• [Given problem]
Using the data below, return word for word every line from the one holding "Give me the matplotlib source for this chart." down to the one holding "4.0, -1.1, 18.6]". Leave pictures out.

• [Exercise input]
★ ★ ★ ★

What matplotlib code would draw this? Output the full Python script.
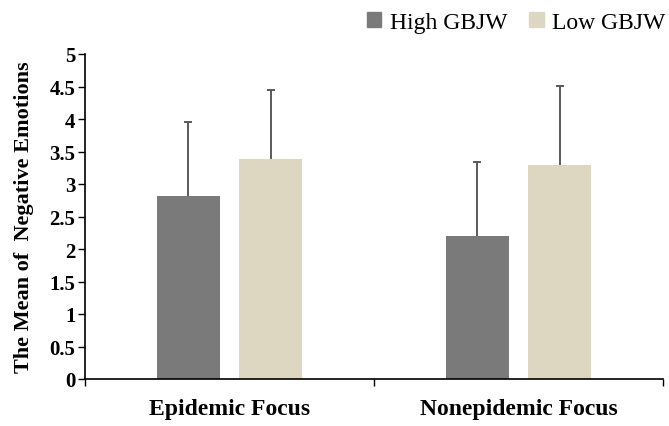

★ ★ ★ ★

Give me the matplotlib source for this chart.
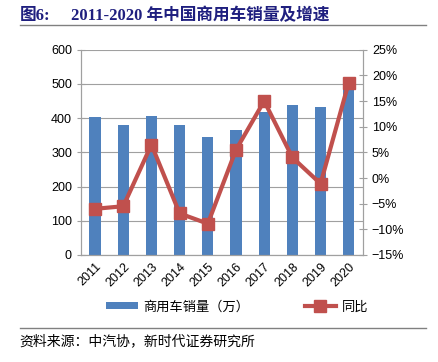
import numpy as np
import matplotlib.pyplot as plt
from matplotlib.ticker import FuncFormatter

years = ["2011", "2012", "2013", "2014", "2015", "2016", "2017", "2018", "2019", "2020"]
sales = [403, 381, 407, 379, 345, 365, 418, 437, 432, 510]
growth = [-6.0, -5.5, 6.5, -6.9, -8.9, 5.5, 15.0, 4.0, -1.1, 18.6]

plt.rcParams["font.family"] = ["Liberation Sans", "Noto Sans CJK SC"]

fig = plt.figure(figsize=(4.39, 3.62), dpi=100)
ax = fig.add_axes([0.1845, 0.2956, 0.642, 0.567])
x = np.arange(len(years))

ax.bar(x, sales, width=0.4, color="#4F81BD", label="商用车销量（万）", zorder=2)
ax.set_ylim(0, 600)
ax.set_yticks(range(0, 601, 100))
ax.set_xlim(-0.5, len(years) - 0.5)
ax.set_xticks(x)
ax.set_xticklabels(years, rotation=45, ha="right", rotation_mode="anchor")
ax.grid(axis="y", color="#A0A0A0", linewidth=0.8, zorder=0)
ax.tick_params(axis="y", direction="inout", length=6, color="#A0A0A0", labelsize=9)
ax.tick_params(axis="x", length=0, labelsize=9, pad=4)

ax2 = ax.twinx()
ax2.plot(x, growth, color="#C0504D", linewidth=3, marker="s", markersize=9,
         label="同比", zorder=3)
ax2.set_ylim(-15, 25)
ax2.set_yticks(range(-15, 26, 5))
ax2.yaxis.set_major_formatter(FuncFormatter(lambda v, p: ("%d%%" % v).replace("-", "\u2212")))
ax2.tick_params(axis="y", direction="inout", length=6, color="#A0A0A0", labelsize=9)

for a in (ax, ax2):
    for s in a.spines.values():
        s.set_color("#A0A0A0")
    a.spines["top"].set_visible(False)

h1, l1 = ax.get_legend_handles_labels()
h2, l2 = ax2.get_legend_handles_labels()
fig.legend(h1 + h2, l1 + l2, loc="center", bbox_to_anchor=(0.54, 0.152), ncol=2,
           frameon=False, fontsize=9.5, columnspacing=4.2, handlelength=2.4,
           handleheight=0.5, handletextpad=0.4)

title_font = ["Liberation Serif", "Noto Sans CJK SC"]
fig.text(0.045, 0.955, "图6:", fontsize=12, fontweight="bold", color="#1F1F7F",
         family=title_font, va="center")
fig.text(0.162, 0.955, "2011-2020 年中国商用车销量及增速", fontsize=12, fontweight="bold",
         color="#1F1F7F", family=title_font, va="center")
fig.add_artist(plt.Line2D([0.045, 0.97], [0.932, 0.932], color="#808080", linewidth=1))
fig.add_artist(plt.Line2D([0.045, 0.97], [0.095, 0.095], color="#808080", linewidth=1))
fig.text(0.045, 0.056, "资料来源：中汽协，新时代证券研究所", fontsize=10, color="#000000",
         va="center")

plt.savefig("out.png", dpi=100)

★ ★ ★ ★

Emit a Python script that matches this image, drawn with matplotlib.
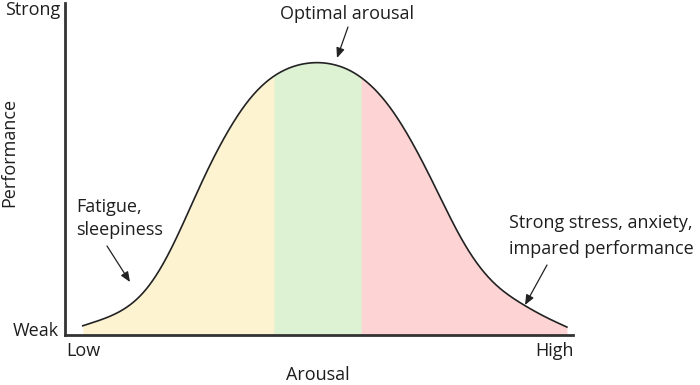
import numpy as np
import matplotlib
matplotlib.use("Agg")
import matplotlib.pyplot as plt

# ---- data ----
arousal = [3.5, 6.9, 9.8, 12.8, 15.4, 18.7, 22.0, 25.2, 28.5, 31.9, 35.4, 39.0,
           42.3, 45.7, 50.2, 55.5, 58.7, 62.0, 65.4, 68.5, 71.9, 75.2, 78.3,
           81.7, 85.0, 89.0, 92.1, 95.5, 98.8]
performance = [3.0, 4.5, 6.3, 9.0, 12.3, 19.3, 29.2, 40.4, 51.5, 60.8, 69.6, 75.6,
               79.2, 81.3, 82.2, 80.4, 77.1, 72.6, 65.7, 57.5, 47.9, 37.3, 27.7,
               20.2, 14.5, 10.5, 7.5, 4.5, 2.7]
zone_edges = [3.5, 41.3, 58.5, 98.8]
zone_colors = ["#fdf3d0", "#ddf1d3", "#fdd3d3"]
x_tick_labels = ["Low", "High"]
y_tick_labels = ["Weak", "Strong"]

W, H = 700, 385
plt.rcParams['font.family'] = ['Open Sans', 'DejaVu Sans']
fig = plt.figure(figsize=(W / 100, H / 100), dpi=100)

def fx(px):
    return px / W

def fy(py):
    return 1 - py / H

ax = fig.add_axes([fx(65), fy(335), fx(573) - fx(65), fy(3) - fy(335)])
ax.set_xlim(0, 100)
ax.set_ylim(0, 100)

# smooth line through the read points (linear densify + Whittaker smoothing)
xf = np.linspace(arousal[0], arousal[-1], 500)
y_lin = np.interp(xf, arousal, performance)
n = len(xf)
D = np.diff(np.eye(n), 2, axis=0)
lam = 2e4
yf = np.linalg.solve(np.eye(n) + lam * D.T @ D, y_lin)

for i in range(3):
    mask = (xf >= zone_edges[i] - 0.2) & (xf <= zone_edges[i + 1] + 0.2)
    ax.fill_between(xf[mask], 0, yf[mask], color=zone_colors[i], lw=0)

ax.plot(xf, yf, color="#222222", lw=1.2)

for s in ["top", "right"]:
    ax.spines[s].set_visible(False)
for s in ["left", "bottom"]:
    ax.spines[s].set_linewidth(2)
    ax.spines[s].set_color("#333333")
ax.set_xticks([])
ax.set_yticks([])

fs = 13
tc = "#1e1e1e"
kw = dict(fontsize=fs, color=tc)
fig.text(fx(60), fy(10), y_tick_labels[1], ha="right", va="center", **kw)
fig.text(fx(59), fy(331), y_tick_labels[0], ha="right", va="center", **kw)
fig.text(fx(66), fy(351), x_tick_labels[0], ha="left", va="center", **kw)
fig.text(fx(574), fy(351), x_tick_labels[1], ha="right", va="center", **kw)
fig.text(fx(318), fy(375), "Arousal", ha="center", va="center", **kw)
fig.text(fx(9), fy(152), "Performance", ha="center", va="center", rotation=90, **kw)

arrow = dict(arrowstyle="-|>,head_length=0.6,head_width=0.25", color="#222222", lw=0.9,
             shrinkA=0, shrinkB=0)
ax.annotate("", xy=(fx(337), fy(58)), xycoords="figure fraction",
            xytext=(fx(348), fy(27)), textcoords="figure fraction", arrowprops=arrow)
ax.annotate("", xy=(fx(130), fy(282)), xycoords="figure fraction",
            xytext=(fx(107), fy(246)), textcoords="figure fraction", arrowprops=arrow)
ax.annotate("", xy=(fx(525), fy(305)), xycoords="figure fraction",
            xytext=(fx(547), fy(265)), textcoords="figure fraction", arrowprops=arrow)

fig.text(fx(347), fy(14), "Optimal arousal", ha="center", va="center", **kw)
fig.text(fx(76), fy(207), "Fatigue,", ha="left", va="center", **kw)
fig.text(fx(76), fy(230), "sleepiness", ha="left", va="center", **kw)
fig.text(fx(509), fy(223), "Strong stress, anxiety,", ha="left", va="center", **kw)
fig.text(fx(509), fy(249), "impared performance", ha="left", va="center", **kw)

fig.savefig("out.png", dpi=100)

★ ★ ★ ★

• [Reply]
Give me the matplotlib source for this chart.
import numpy as np
import matplotlib.pyplot as plt
from matplotlib.ticker import FuncFormatter

years = ["2011", "2012", "2013", "2014", "2015", "2016", "2017", "2018", "2019", "2020"]
sales = [403, 381, 407, 379, 345, 365, 418, 437, 432, 510]
growth = [-6.0, -5.5, 6.5, -6.9, -8.9, 5.5, 15.0, 4.0, -1.1, 18.6]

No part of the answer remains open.